** Start Given data **
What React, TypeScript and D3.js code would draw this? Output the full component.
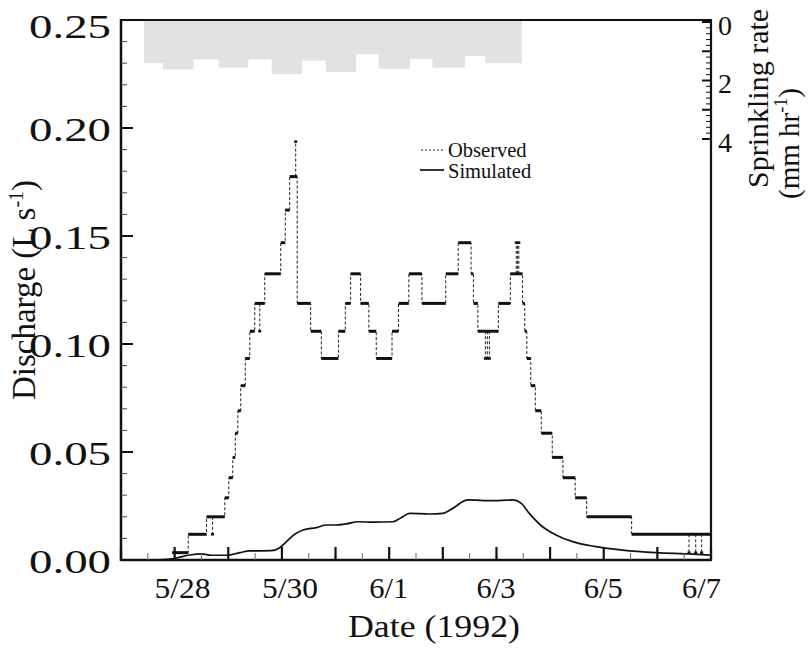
import React from "react";
import * as d3 from "d3";

const W = 809;
const H = 648;
const X0 = 121, X1 = 711, Y0 = 560, Y1 = 20;

// time in days since 5/27 00:00
const dateLabels = ["5/28", "5/30", "6/1", "6/3", "6/5", "6/7"];
const dateLabelDays = [1, 3, 5, 7, 9, 11];
const dischargeTicks = [0, 0.05, 0.1, 0.15, 0.2, 0.25];
const rateTicks = [0, 2, 4];

// observed discharge, step series (value holds until next time)
const obsTime = [0.955, 1.253, 1.595, 1.936, 2.010, 2.084, 2.131, 2.178, 2.233, 2.317, 2.401, 2.494, 2.680, 2.978, 3.062, 3.145, 3.285, 3.536, 3.735, 4.054, 4.182, 4.281, 4.467, 4.621, 4.759, 5.053, 5.174, 5.366, 5.611, 6.054, 6.287, 6.527, 6.570, 6.654, 7.035, 7.259, 7.487, 7.528, 7.566, 7.640, 7.724, 7.836, 8.040, 8.239, 8.468, 8.682, 9.520, 10.981];
const obsValue = [0.0034, 0.0119, 0.0200, 0.0288, 0.0381, 0.0475, 0.0587, 0.0691, 0.0807, 0.0933, 0.1059, 0.1188, 0.1325, 0.1469, 0.1620, 0.1775, 0.1188, 0.1059, 0.0933, 0.1059, 0.1188, 0.1325, 0.1188, 0.1059, 0.0933, 0.1059, 0.1188, 0.1325, 0.1188, 0.1325, 0.1469, 0.1325, 0.1188, 0.1059, 0.1188, 0.1325, 0.1188, 0.1059, 0.0933, 0.0807, 0.0691, 0.0587, 0.0475, 0.0381, 0.0288, 0.0200, 0.0119, 0.0119];

// brief observed excursions (spikes / dips)
const spikeTime = [1.707, 2.587, 3.257, 6.793, 6.830, 6.868, 7.370, 7.394, 7.417, 10.590, 10.715, 10.826];
const spikeValue = [0.0119, 0.1059, 0.1937, 0.0933, 0.0933, 0.0933, 0.1469, 0.1469, 0.1469, 0.0034, 0.0034, 0.0034];

// simulated discharge
const simTime = [0.664, 1.005, 1.284, 1.502, 1.688, 1.978, 2.215, 2.401, 2.805, 2.959, 3.084, 3.238, 3.393, 3.642, 3.828, 4.015, 4.201, 4.417, 4.696, 5.068, 5.224, 5.379, 5.751, 5.999, 6.185, 6.464, 6.929, 7.301, 7.458, 7.612, 7.860, 8.109, 8.418, 8.854, 9.349, 9.970, 10.590, 10.981];
const simValue = [0, 0.0008, 0.0023, 0.0028, 0.0022, 0.0022, 0.0034, 0.0042, 0.0043, 0.0057, 0.0085, 0.0119, 0.0139, 0.0150, 0.0162, 0.0162, 0.0167, 0.0177, 0.0175, 0.0177, 0.0196, 0.0216, 0.0213, 0.0216, 0.0239, 0.0278, 0.0275, 0.0278, 0.0263, 0.0216, 0.0154, 0.0116, 0.0085, 0.0062, 0.0046, 0.0034, 0.0028, 0.0023];

// sprinkling rate (mm/hr), intervals between edges
const sprEdges = [0.428, 0.782, 1.340, 1.824, 2.364, 2.810, 3.369, 3.815, 4.374, 4.802, 5.379, 5.807, 6.402, 6.793, 7.463];
const sprRate = [1.41, 1.62, 1.28, 1.56, 1.28, 1.78, 1.32, 1.71, 1.10, 1.60, 1.26, 1.56, 1.16, 1.41];

const FONT = "'Liberation Serif', 'Times New Roman', serif";

export default function App() {
  const x = d3.scaleLinear().domain([0, 11]).range([X0, X1]);
  const y = d3.scaleLinear().domain([0, 0.25]).range([Y0, Y1]);
  const r = d3.scaleLinear().domain([0, 4]).range([22, 139]);

  const obsPts: [number, number][] = obsTime.map((t, i) => [t, obsValue[i]]);
  const stepLine = d3
    .line<[number, number]>()
    .x((d) => x(d[0]))
    .y((d) => y(d[1]))
    .curve(d3.curveStepAfter);

  const simPts: [number, number][] = simTime.map((t, i) => [t, simValue[i]]);
  const simLine = d3
    .line<[number, number]>()
    .x((d) => x(d[0]))
    .y((d) => y(d[1]))
    .curve(d3.curveMonotoneX);

  const levelAt = (t: number) => {
    let v = obsValue[0];
    for (let i = 0; i < obsTime.length; i++) if (obsTime[i] <= t) v = obsValue[i];
    return v;
  };

  const leftMinor = d3.range(0, 26).map((i) => i * 0.01);
  const bottomMinor = d3.range(0, 23).map((i) => i * 0.5);
  const rightMinor = d3.range(0, 21).map((i) => i * 0.2);

  return (
    <svg width={W} height={H} style={{ display: "block", position: "absolute", left: 0, top: 0 }} fontFamily={FONT}>
      <rect x={0} y={0} width={W} height={H} fill="#fff" />
      {/* sprinkling bars */}
      {sprRate.map((v, i) => (
        <rect
          key={"s" + i}
          x={x(sprEdges[i])}
          y={Y1}
          width={x(sprEdges[i + 1]) - x(sprEdges[i]) + 0.5}
          height={r(v) - Y1}
          fill="#e1e2e4"
        />
      ))}

      {/* simulated */}
      <path d={simLine(simPts) || ""} fill="none" stroke="#111" strokeWidth={1.7} />

      {/* observed dashed step */}
      <path d={stepLine(obsPts) || ""} fill="none" stroke="#222" strokeWidth={1} strokeDasharray="3,2" />
      {spikeTime.map((t, i) => (
        <line
          key={"sp" + i}
          x1={x(t)}
          x2={x(t)}
          y1={y(levelAt(t))}
          y2={y(spikeValue[i])}
          stroke="#222"
          strokeWidth={1}
          strokeDasharray="3,2"
        />
      ))}
      {spikeTime.map((t, i) => (
        <line key={"spc" + i} x1={x(t) - 1.5} x2={x(t) + 1.5} y1={y(spikeValue[i])} y2={y(spikeValue[i])} stroke="#111" strokeWidth={2.5} />
      ))}
      {obsTime.slice(0, -1).map((t, i) => (
        <line key={"h" + i} x1={x(t)} x2={x(obsTime[i + 1])} y1={y(obsValue[i])} y2={y(obsValue[i])} stroke="#111" strokeWidth={3} />
      ))}

      {/* frame */}
      <line x1={X0} x2={X1} y1={Y1} y2={Y1} stroke="#111" strokeWidth={2} />
      <line x1={X0} x2={X1} y1={Y0} y2={Y0} stroke="#111" strokeWidth={2.5} />
      <line x1={X0} x2={X0} y1={Y1 - 1} y2={Y0 + 1} stroke="#111" strokeWidth={2.5} />
      <line x1={X1} x2={X1} y1={Y1 - 1} y2={Y0 + 1} stroke="#111" strokeWidth={2.2} />

      {/* left ticks */}
      {leftMinor.map((v, i) => {
        const major = i % 5 === 0;
        return (
          <line key={"lt" + i} x1={X0} x2={X0 + (major ? 12 : 6)} y1={y(v)} y2={y(v)} stroke={major ? "#111" : "#444"} strokeWidth={major ? 2 : 1} />
        );
      })}
      {dischargeTicks.map((v, i) => (
        <text
          key={"ll" + i}
          x={111}
          y={y(v) + (i === dischargeTicks.length - 1 ? 6 : 1)}
          dy="0.35em"
          textAnchor="end"
          fontSize={33}
          fill="#111"
          textLength={82}
          lengthAdjust="spacingAndGlyphs"
        >
          {v.toFixed(2)}
        </text>
      ))}

      {/* bottom ticks */}
      {bottomMinor.map((t, i) => {
        const major = i % 2 === 0;
        return (
          <line key={"bt" + i} x1={x(t)} x2={x(t)} y1={Y0} y2={Y0 - (major ? 13 : 7)} stroke={major ? "#111" : "#666"} strokeWidth={major ? 2.2 : 1} />
        );
      })}
      {dateLabels.map((s, i) => (
        <text
          key={"bl" + i}
          x={x(dateLabelDays[i]) + (i === dateLabels.length - 1 ? -29 : -20)}
          y={598}
          textAnchor="start"
          fontSize={30}
          fill="#111"
          textLength={s.length === 4 ? 56 : 39}
          lengthAdjust="spacingAndGlyphs"
        >
          {s}
        </text>
      ))}

      {/* right ticks */}
      {rightMinor.map((v, i) => {
        const major = i % 5 === 0;
        return (
          <line key={"rt" + i} x1={X1} x2={X1 - (major ? 9 : 5)} y1={r(v)} y2={r(v)} stroke="#111" strokeWidth={major ? 2 : 1} />
        );
      })}
      {rateTicks.map((v, i) => (
        <text key={"rl" + i} x={718} y={r(v) + 3} dy="0.35em" textAnchor="start" fontSize={28} fill="#111">
          {v}
        </text>
      ))}

      {/* axis titles */}
      <text transform={`translate(35, ${(Y0 + Y1) / 2}) rotate(-90)`} textAnchor="middle" fontSize={33} fill="#111">
        Discharge (L s<tspan fontSize={20} dy={-12}>-1</tspan><tspan dy={12}>)</tspan>
      </text>
      <text x={434} y={637} textAnchor="middle" fontSize={32} fill="#111" textLength={172} lengthAdjust="spacingAndGlyphs">
        Date (1992)
      </text>
      <text transform={`translate(768, 188) rotate(-90)`} textAnchor="start" fontSize={30} fill="#111">
        Sprinkling rate
      </text>
      <text transform={`translate(799, 199) rotate(-90)`} textAnchor="start" fontSize={29} fill="#111">
        (mm hr<tspan fontSize={18} dy={-12}>-1</tspan><tspan dy={12}>)</tspan>
      </text>

      {/* legend */}
      <line x1={421} x2={444} y1={150} y2={150} stroke="#222" strokeWidth={1} strokeDasharray="2,2" />
      <text x={448} y={157} fontSize={20.5} fill="#111">Observed</text>
      <line x1={420} x2={444} y1={170} y2={170} stroke="#111" strokeWidth={1.7} />
      <text x={448} y={178} fontSize={20.5} fill="#111">Simulated</text>
    </svg>
  );
}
** End Given data **
- Problem to work on
With all pictures left out, please transcribe exactly the lines from the start of the material through the line with "const X0 = 121, X1 = 711, Y0 = 560, Y1 = 20;".

- Exercise answer
What React, TypeScript and D3.js code would draw this? Output the full component.
import React from "react";
import * as d3 from "d3";

const W = 809;
const H = 648;
const X0 = 121, X1 = 711, Y0 = 560, Y1 = 20;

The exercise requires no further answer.